Ridge meanwhile acknowledges that the fingerprinting programme is "the first significant step in a series"; but both this and the checking of incoming containers show that his job is virtually impossible. That is why, if a name on a flight passenger manifest matched that of one on a computer list of suspected terrorists, I would have grounded those BA223 flights myself.
"Can you imagine?" Ridge asked me rhetorically about the fallout if there was to be another aviation or shipping atrocity when prior information had been ignored, the authorities simply keeping their fingers crossed. Ridge and his department would be squarely blamed if possibly relevant information, however nebulous, was ignored and flights allowed to leave and mass fatalities resulted - an almost intolerable burden on one man.
Ridge's job is made still more difficult by the way it was structured by Dubbya's White House. His department consists of just 32 buildings at an old naval base in north-west Washington, and the amalgamation of the 22 government departments is theoretical rather than actual; in most ways, it is government as before. For example, the old Immigration and Naturalisation Service (which has become extremely important) is now known as the Bureau of Citizenship and Immigration Services under the Homeland Security banner.

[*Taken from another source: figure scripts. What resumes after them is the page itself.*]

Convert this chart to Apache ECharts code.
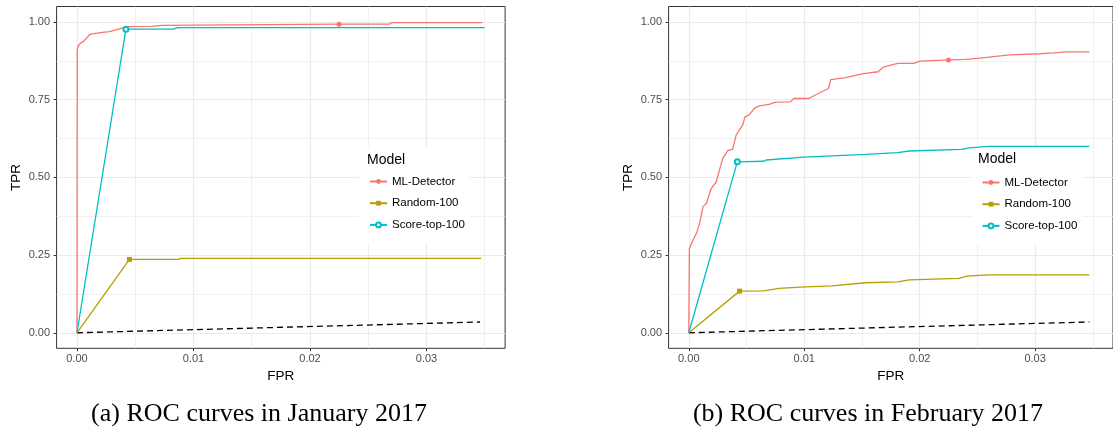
<!DOCTYPE html>
<html>
<head>
<meta charset="utf-8">
<script src="https://cdn.jsdelivr.net/npm/echarts@6/dist/echarts.min.js"></script>
<style>
  html, body { margin: 0; padding: 0; background: #fff; }
  #chart { width: 1113px; height: 430px; }
</style>
</head>
<body>
<div id="chart"></div>
<script>
// [FPR, TPR] points
// (a) January 2017
const janMlDetector = [[0, 0], [0.00002, 0.91], [0.0001, 0.923], [0.0003, 0.932], [0.00054, 0.937], [0.0011, 0.96],
  [0.002, 0.966], [0.0028, 0.969], [0.004, 0.982], [0.0044, 0.985], [0.0064, 0.986], [0.0073, 0.989],
  [0.013, 0.991], [0.0225, 0.993], [0.0268, 0.993], [0.027, 0.998], [0.0348, 0.998]]
const janRandom100 = [[0, 0], [0.0045, 0.236], [0.0087, 0.236], [0.0089, 0.2395], [0.0347, 0.2395]]
const janScoreTop100 = [[0, 0], [0.0042, 0.977], [0.0083, 0.977], [0.0086, 0.982], [0.035, 0.982]]
const janBaseline = [[0, 0], [0.0346, 0.0346]]

// (b) February 2017
const febMlDetector = [[0, 0], [0.00005, 0.27], [0.0003, 0.293], [0.00066, 0.32], [0.00094, 0.352], [0.00123, 0.406],
  [0.00152, 0.416], [0.00195, 0.465], [0.00238, 0.486], [0.00266, 0.524], [0.00294, 0.561], [0.00337, 0.586],
  [0.0038, 0.59], [0.0041, 0.636], [0.00438, 0.652], [0.00466, 0.668], [0.00487, 0.695], [0.00524, 0.701],
  [0.00567, 0.722], [0.0061, 0.73], [0.00695, 0.735], [0.00753, 0.742], [0.0088, 0.743], [0.0091, 0.754],
  [0.0104, 0.754], [0.0112, 0.77], [0.0121, 0.786], [0.0123, 0.815], [0.0136, 0.821], [0.015, 0.833],
  [0.0164, 0.84], [0.0169, 0.856], [0.0181, 0.867], [0.0195, 0.867], [0.02, 0.874], [0.0225, 0.878],
  [0.024, 0.88], [0.025, 0.883], [0.0258, 0.886], [0.0278, 0.894], [0.0304, 0.898], [0.0316, 0.901],
  [0.0327, 0.904], [0.0347, 0.904]]
const febRandom100 = [[0, 0], [0.0044, 0.134], [0.0065, 0.135], [0.0078, 0.143], [0.0101, 0.148], [0.0124, 0.151],
  [0.0153, 0.161], [0.0181, 0.164], [0.0191, 0.17], [0.0234, 0.175], [0.0241, 0.182], [0.026, 0.186], [0.0347, 0.186]]
const febScoreTop100 = [[0, 0], [0.0042, 0.55], [0.0065, 0.552], [0.0067, 0.556], [0.01, 0.565], [0.0153, 0.574],
  [0.0181, 0.58], [0.0191, 0.585], [0.0236, 0.59], [0.0243, 0.595], [0.026, 0.6], [0.0347, 0.6]]
const febBaseline = [[0, 0], [0.0347, 0.0347]]

// the one point per curve that carries a marker
const janMarkIdx = [13, 1, 1]
const febMarkIdx = [35, 1, 1]

const modelNames = ['ML-Detector', 'Random-100', 'Score-top-100']
const modelColors = ['#F8766D', '#B79F00', '#00BFC4']
const modelSymbols = ['circle', 'rect', 'emptyCircle']

const fprMajorTicks = [0, 0.01, 0.02, 0.03]
const fprMinorTicks = [0.005, 0.015, 0.025, 0.035]
const tprMajorTicks = [0, 0.25, 0.5, 0.75, 1]
const tprMinorTicks = [0.125, 0.375, 0.625, 0.875]

const captions = ['(a) ROC curves in January 2017', '(b) ROC curves in February 2017']

const SANS = '"Liberation Sans", Arial, sans-serif'
const chart = echarts.init(document.getElementById('chart'))

function fprAxis(gridIndex, major) {
  const ticks = major ? fprMajorTicks : fprMinorTicks
  return {
    type: 'value',
    gridIndex: gridIndex,
    min: -0.00175,
    max: 0.03675,
    name: major ? 'FPR' : '',
    nameLocation: 'middle',
    nameGap: 20,
    nameTextStyle: { color: '#000', fontSize: 13.5, fontFamily: SANS },
    axisLine: { show: false, onZero: false },
    axisTick: { show: major, customValues: ticks, length: 3, lineStyle: { color: '#333' } },
    axisLabel: { show: major, customValues: ticks, margin: 5, color: '#4D4D4D', fontSize: 11, fontFamily: SANS,
      formatter: v => v.toFixed(2) },
    splitLine: { show: true, lineStyle: { color: '#EBEBEB', width: major ? 1.2 : 0.7 } }
  }
}

function tprAxis(gridIndex, major) {
  const ticks = major ? tprMajorTicks : tprMinorTicks
  return {
    type: 'value',
    gridIndex: gridIndex,
    min: -0.05,
    max: 1.05,
    name: major ? 'TPR' : '',
    nameLocation: 'middle',
    nameGap: 33,
    nameTextStyle: { color: '#000', fontSize: 13.5, fontFamily: SANS },
    axisLine: { show: false, onZero: false },
    axisTick: { show: major, customValues: ticks, length: 3, lineStyle: { color: '#333' } },
    axisLabel: { show: major, customValues: ticks, margin: 6.5, color: '#4D4D4D', fontSize: 11, fontFamily: SANS,
      formatter: v => v.toFixed(2) },
    splitLine: { show: true, lineStyle: { color: '#EBEBEB', width: major ? 1.2 : 0.7 } }
  }
}

function panelSeries(g, curves, baseline, markIdx) {
  const list = [{
    name: 'baseline',
    type: 'line',
    xAxisIndex: 2 * g,
    yAxisIndex: 2 * g,
    data: baseline,
    symbol: 'none',
    lineStyle: { color: '#000', width: 1.3, type: [6, 4] },
    silent: true,
    z: 2
  }]
  curves.forEach((pts, i) => {
    list.push({
      name: modelNames[i],
      type: 'line',
      xAxisIndex: 2 * g,
      yAxisIndex: 2 * g,
      data: pts.map((p, k) => k === markIdx[i] ? { value: p } : { value: p, symbol: 'none' }),
      symbol: modelSymbols[i],
      symbolSize: 5,
      showSymbol: true,
      color: modelColors[i],
      itemStyle: { color: modelColors[i], borderWidth: 1 },
      lineStyle: { color: modelColors[i], width: 1.3 },
      z: 3 + i
    })
  })
  return list
}

function legendFor(left, top) {
  return {
    data: modelNames,
    orient: 'vertical',
    left: left,
    top: top,
    itemWidth: 17,
    itemHeight: 6,
    itemGap: 9.7,
    padding: [29, 5, 12, 10],
    backgroundColor: '#fff',
    selectedMode: false,
    textStyle: { color: '#000', fontSize: 11.5, fontFamily: SANS }
  }
}

const option = {
  animation: false,
  backgroundColor: '#fff',
  textStyle: { fontFamily: SANS },
  grid: [
    { left: 56.6, top: 6.5, width: 448.5, height: 341.8, show: true, borderColor: '#333', borderWidth: 1, backgroundColor: 'transparent' },
    { left: 668.6, top: 6.5, width: 448.5, height: 341.8, show: true, borderColor: '#333', borderWidth: 1, backgroundColor: 'transparent' }
  ],
  xAxis: [fprAxis(0, true), fprAxis(0, false), fprAxis(1, true), fprAxis(1, false)],
  yAxis: [tprAxis(0, true), tprAxis(0, false), tprAxis(1, true), tprAxis(1, false)],
  legend: [legendFor(359, 146.5), legendFor(971.5, 147.5)],
  graphic: [
    { type: 'text', x: 367, y: 160, z: 100, style: { text: 'Model', fill: '#000', font: '14px ' + SANS, textVerticalAlign: 'middle' } },
    { type: 'text', x: 978, y: 159.5, z: 100, style: { text: 'Model', fill: '#000', font: '14px ' + SANS, textVerticalAlign: 'middle' } },
    { type: 'text', x: 259, y: 414, style: { text: captions[0], fill: '#000', font: '26px "Liberation Serif", serif', textAlign: 'center', textVerticalAlign: 'middle' } },
    { type: 'text', x: 868, y: 414, style: { text: captions[1], fill: '#000', font: '26px "Liberation Serif", serif', textAlign: 'center', textVerticalAlign: 'middle' } }
  ],
  series: [
    ...panelSeries(0, [janMlDetector, janRandom100, janScoreTop100], janBaseline, janMarkIdx),
    ...panelSeries(1, [febMlDetector, febRandom100, febScoreTop100], febBaseline, febMarkIdx)
  ]
}

chart.setOption(option)
</script>
</body>
</html>
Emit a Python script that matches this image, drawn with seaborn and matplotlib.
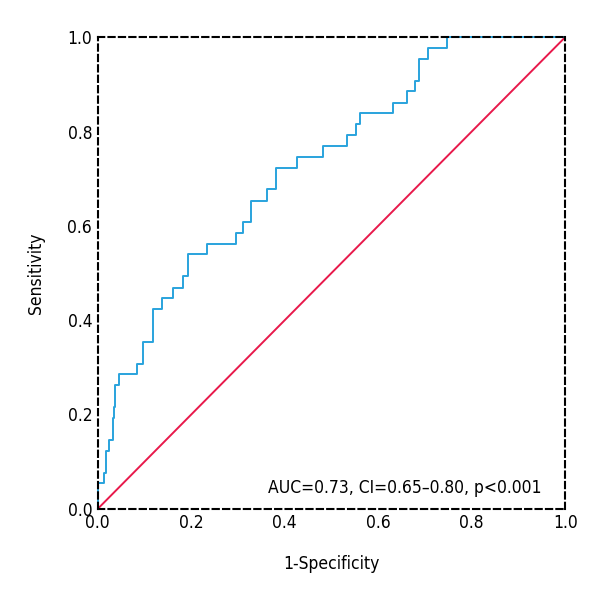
import pandas as pd
import seaborn as sns
import matplotlib.pyplot as plt

# ROC curve points (1-specificity, sensitivity)
fpr = [0.000, 0.000, 0.013, 0.017, 0.024, 0.032, 0.034, 0.036, 0.045, 0.084,
       0.096, 0.118, 0.137, 0.161, 0.182, 0.193, 0.233, 0.296, 0.310, 0.328,
       0.362, 0.381, 0.426, 0.482, 0.533, 0.552, 0.561, 0.632, 0.662, 0.679,
       0.687, 0.707, 0.747, 1.000]
tpr = [0.000, 0.055, 0.076, 0.123, 0.146, 0.193, 0.216, 0.263, 0.286, 0.307,
       0.354, 0.424, 0.447, 0.468, 0.494, 0.540, 0.561, 0.585, 0.608, 0.653,
       0.678, 0.722, 0.746, 0.769, 0.792, 0.816, 0.839, 0.860, 0.886, 0.907,
       0.953, 0.977, 1.000, 1.000]
ref_line = [0.0, 1.0]
ticks = [0.0, 0.2, 0.4, 0.6, 0.8, 1.0]
stats_text = "AUC=0.73, CI=0.65\u20130.80, p<0.001"

df = pd.DataFrame({"fpr": fpr, "tpr": tpr})
df_ref = pd.DataFrame({"x": ref_line, "y": ref_line})

sns.set_style("white")
plt.rcParams["font.family"] = ["DejaVu Sans"]
plt.rcParams["font.stretch"] = "condensed"
plt.rcParams["text.color"] = "black"
plt.rcParams["axes.labelcolor"] = "black"
plt.rcParams["xtick.color"] = "black"
plt.rcParams["ytick.color"] = "black"

fig = plt.figure(figsize=(6, 6), dpi=100)
ax = fig.add_axes([0.163, 0.152, 0.779, 0.786])

sns.lineplot(data=df_ref, x="x", y="y", color="#e8194b", linewidth=1.4,
             estimator=None, sort=False, ax=ax)
sns.lineplot(data=df, x="fpr", y="tpr", color="#29a3dd", linewidth=1.4,
             estimator=None, sort=False, drawstyle="steps-post",
             clip_on=False, ax=ax)

ax.set_xlim(0, 1)
ax.set_ylim(0, 1)
ax.set_xticks(ticks)
ax.set_yticks(ticks)
ax.set_xticklabels([f"{t:.1f}" for t in ticks])
ax.set_yticklabels([f"{t:.1f}" for t in ticks])
ax.tick_params(length=0, labelsize=12.5, pad=4)

for side in ["top", "bottom", "left", "right"]:
    ax.spines[side].set_visible(True)
    ax.spines[side].set_linestyle((0, (3, 2)))
    ax.spines[side].set_linewidth(1.5)
    ax.spines[side].set_color("black")

ax.set_xlabel("1-Specificity", fontsize=12.5, labelpad=16)
ax.set_ylabel("Sensitivity", fontsize=12.5, labelpad=16)

ax.text(0.95, 0.045, stats_text, ha="right", va="center", fontsize=12.5)

plt.savefig("out.png")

But there is a still more intrinsic fault line in the structure: Ridge's departments do not include the two most vital government bodies combating terrorism, the CIA and the FBI. Both fought fiercely for their independence when Boy George's team was setting up the Homeland Security, and each remains independent; together with John Ashcroft's department of justice, which is in charge of al-Qaeda and other suspected prisoners. The FBI and CIA are supposed to hand over all relevant information to Ridge - he receives a briefing from the CIA every morning before going in to see Dubbya at around 8am - but from their inception, each has had a notorious habit of playing its cards close to its chest. In a city where information is power, the CIA and FBI are, in fact, preternaturally inclined to hold on to their own intelligence and secrets.
The challenge for Ridge, therefore, is to manoeuvre his department into a position to absorb all relevant data from the CIA, FBI and department of justice while simultaneously avoiding information overload and retaining an ability to tell the wood from the trees.
Juggling all the balls in the air, knowing that he may not have proper access to intelligence even from within his own country, makes Tom Ridge's job hugely daunting. Which is why I think he needs all our sympathy. The naysayers may decry the decisions he makes - particularly when they involve grounding British airlines - but who would willingly be in his position?